The operationalisation of The Gospel relies on a highly automated data pipeline designed to translate raw, multi-INT collection into actionable firing coordinates:

  • Mass Data Ingestion: The platform continuously ingests petabytes of raw intelligence across multiple domains. This includes SIGINT (intercepted communications, geolocation data), VISINT/GEOINT (drone feeds, satellite imagery), HUMINT reports, and OSINT (social media activity).
  • Algorithmic Pattern Recognition: The machine learning models are trained to identify the subtle, complex patterns and signatures associated with militant activity. For example, the system correlates the movement of specific communication devices with structural changes in a building to probabilistically assess if a civilian apartment has been repurposed as a Hamas or Hezbollah command post.
  • Target Dossier Generation: When the algorithm identifies a high-probability target, it automatically generates a digital dossier. This includes the precise coordinates, the assessed nature of the threat, and critically, a calculated estimate of anticipated collateral damage (civilian casualties) based on structural and demographic models.
  • Human-in-the-Loop (HITL) Authorisation: The system is structurally designed as a decision-support tool, not an autonomous weapon. A human intelligence officer must review the AI’s dossier and legally authorise the strike. However, the system’s design explicitly aims to reduce this human review process to a matter of minutes or seconds.

Modern Application & Multi-Domain Use

  • Kinetic/Military: The Gospel is specifically tailored for infrastructural targeting (whereas its sister system, Lavender, is primarily utilised for individual personnel targeting). It is used to generate massive target banks for the air force, artillery, and naval fires, enabling an unprecedented daily sortie rate. It transitions the military from a posture of precision ‘hunting’ to the systematic, algorithmic dismantling of an adversary’s urban footprint.
  • Cyber/Signals: The effectiveness of the platform is entirely predicated on absolute dominance in the electromagnetic and cyber domains. It requires continuous, uncontested access to adversary communication networks and commercial internet infrastructure to fuel its predictive algorithms. Consequently, defending the system’s underlying databases from adversary cyber interdiction is a paramount strategic priority.
  • Cognitive/Information: The deployment of industrial-scale AI targeting fundamentally alters the information environment. Tactically, it projects an aura of omniscience that degrades adversary morale. Strategically, however, the rapid pace of algorithmic strikes frequently outstrips a state’s capacity to manage the narrative, providing adversary Information Operations with vast amounts of collateral damage imagery to systematically erode the international diplomatic legitimacy of the user state.

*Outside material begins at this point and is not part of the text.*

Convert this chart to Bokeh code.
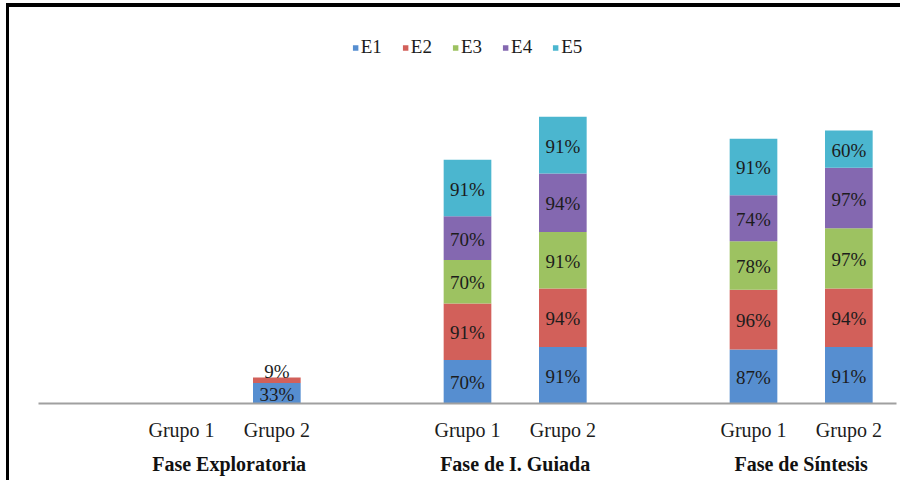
from bokeh.plotting import figure
from bokeh.models import ColumnDataSource, FixedTicker, LinearAxis, Range1d
from bokeh.embed import file_html
from bokeh.resources import INLINE
from bokeh.core.properties import value

# ---- data ----
phases = ["Fase Exploratoria", "Fase de I. Guiada", "Fase de Síntesis"]
groups = ["Grupo 1", "Grupo 2"]
series = ["E1", "E2", "E3", "E4", "E5"]
# order: Exploratoria G1, G2, I. Guiada G1, G2, Síntesis G1, G2
e1 = [0, 33, 70, 91, 87, 91]
e2 = [0, 9, 91, 94, 96, 94]
e3 = [0, 0, 70, 91, 78, 97]
e4 = [0, 0, 70, 94, 74, 97]
e5 = [0, 0, 91, 91, 91, 60]
colors = ["#568ED0", "#D2605A", "#9DC261", "#8468B0", "#4BB6CF"]

values = {"E1": e1, "E2": e2, "E3": e3, "E4": e4, "E5": e5}

# slot layout: each phase = one empty slot followed by its two groups
xs, sub_labels, group_ticks = [], {}, {}
for i, ph in enumerate(phases):
    group_ticks[3 * i + 2.0] = ph
    for j, g in enumerate(groups):
        xv = 3 * i + 1 + j + 0.5
        xs.append(xv)
        sub_labels[xv] = g

data = {"x": xs}
data.update(values)
src = ColumnDataSource(data)

p = figure(width=894, height=477, x_range=Range1d(0, 9), y_range=Range1d(0, 616),
           output_backend="svg", toolbar_location=None,
           min_border_left=29, min_border_right=7, min_border_top=13, min_border_bottom=81)
p.stylesheets = [
    ":host { margin-left: 6px; margin-top: 3px; "
    "border-left: 3px solid #000; border-top: 4px solid #000; }"
]
p.outline_line_color = None
p.background_fill_color = "white"
p.border_fill_color = "white"
p.xgrid.visible = False
p.ygrid.visible = False
p.yaxis.visible = False

p.vbar_stack(series, x="x", width=0.5, source=src, color=colors, line_color=None,
             legend_label=series)

# data labels (thin segments get their label lifted above the segment)
lx, ly, lt, loff = [], [], [], []
for k in range(len(xs)):
    base = 0
    for s in series:
        v = values[s][k]
        if v > 0:
            lx.append(xs[k])
            ly.append(base + v / 2)
            lt.append(f"{v}%")
            loff.append(-9 if v < 15 else 1)
        base += v
lab = ColumnDataSource(dict(x=lx, y=ly, t=lt, off=loff))
p.text(x="x", y="y", text="t", y_offset="off", source=lab,
       text_align="center", text_baseline="middle",
       text_font=value("Liberation Serif"), text_font_size="19px", text_color="#1c1c1c")

# sub-category axis (Grupo 1 / Grupo 2)
ax = p.xaxis[0]
ax.ticker = FixedTicker(ticks=xs)
ax.major_label_overrides = sub_labels
ax.axis_line_color = "#a0a0a0"
ax.axis_line_width = 2
ax.major_tick_line_color = None
ax.minor_tick_line_color = None
ax.major_label_text_font = "Liberation Serif"
ax.major_label_text_font_size = "20px"
ax.major_label_text_color = "#1c1c1c"
ax.major_label_standoff = 9

# phase axis
ax2 = LinearAxis(ticker=FixedTicker(ticks=list(group_ticks.keys())),
                 major_label_overrides=group_ticks)
ax2.axis_line_color = None
ax2.major_tick_line_color = None
ax2.minor_tick_line_color = None
ax2.major_label_text_font = "Liberation Serif"
ax2.major_label_text_font_style = "bold"
ax2.major_label_text_font_size = "20px"
ax2.major_label_text_color = "#111111"
ax2.major_label_standoff = 3
p.add_layout(ax2, "below")

lg = p.legend[0]
lg.orientation = "horizontal"
lg.location = "top_center"
lg.glyph_width = 7
lg.glyph_height = 7
lg.label_height = 20
lg.label_standoff = 2
lg.spacing = 20
lg.padding = 0
lg.margin = 16
lg.border_line_color = None
lg.background_fill_alpha = 0
lg.label_text_font = "Liberation Serif"
lg.label_text_font_size = "19px"
lg.label_text_color = "#1c1c1c"

open("out.html", "w").write(file_html(p, INLINE))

Historical & Contemporary Case Studies

  • Case Study 1: Operation Guardian of the Walls (2021) - The inaugural, highly publicised deployment of The Gospel. Over an 11-day conflict in Gaza, the IDF utilised the system to generate and strike hundreds of targets. It successfully demonstrated the concept of algorithmic target generation, proving that an AI could synthesise intelligence and nominate targets faster than a deeply entrenched insurgent force could rebuild its infrastructure or relocate its command nodes.
  • Case Study 2: Operation Iron Swords (2023-2024) - The full-scale, industrial application of the doctrine. Following the October 7 attacks, the IDF unleashed The Gospel to generate hundreds of infrastructural targets per day, shifting the military’s operational bottleneck from intelligence collection to munition supply. This case laid bare the profound strategic liabilities of the system; the sheer volume of algorithmic output induced massive Automation Bias, severely compressing human legal oversight and leading to unprecedented levels of infrastructural destruction and civilian casualties, triggering intense global scrutiny regarding compliance with the Law of Armed Conflict and the principles of proportionality.